31. The communication device according to claim 29, wherein the service area information comprises any one or more of:

a tracking area identity list;

service area information of a session management function (SMF); or

service area information of one or more user plane functions (UPFs) controlled by the SMF.

32. The communication device according to claim 29, wherein the processor is further configured to:

maintain the NSACF selected to be selected for the network slice in case an NSACF has been selected for the network slice and the service area information of the NSACF indicates that the NSACF selected is capable of being used for the network slice.

33. The communication device according to claim 29, wherein the processor is further configured to:

select an NSACF for the network slice from a plurality of NSACFs selected in case the plurality of NSACFs have been selected for the network slice and service area information of the plurality of NSACFs indicates that the plurality of the NSACFs selected are capable of being used for the network slice.

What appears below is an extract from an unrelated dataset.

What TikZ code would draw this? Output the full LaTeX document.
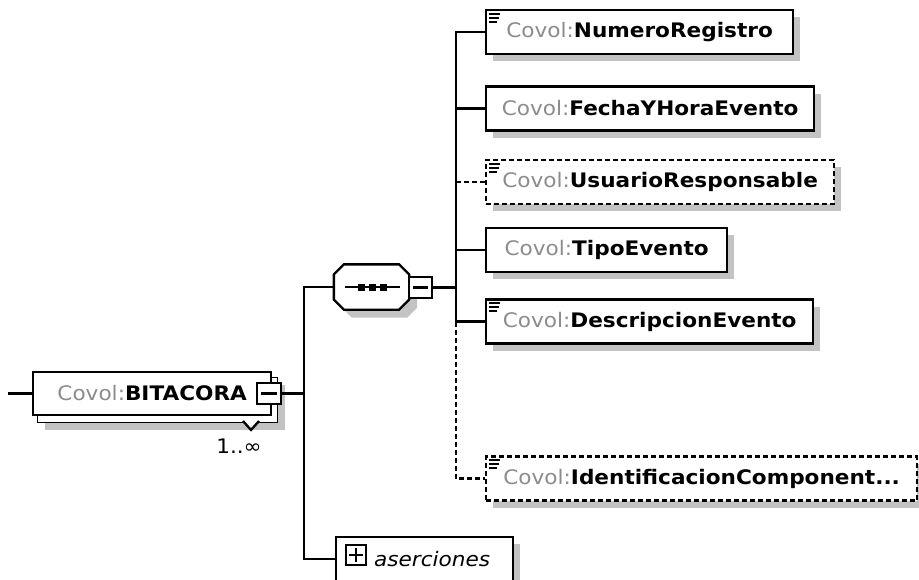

34. The communication device according to claim 33, wherein the processor is further configured to:

select an NSACF for the network slice from the plurality of the NSACFs selected based on service capability of the NSACF;

wherein the service capability comprises at least one of:

a first service capability that supports monitoring a number of registered user equipments (UEs) of the network slice, or

a second service capability that supports monitoring a number of the created PDU sessions of the network slice.

35. The communication device according to claim 29, wherein the processor is further configured to:

select an NSACF not belonging to one or more NSACFs selected for the network slice in case the one or more NSACFs have been selected for the network slice and service area information of the one or more NSACFs indicates that the one or more NSACFs selected are not used for the network slice.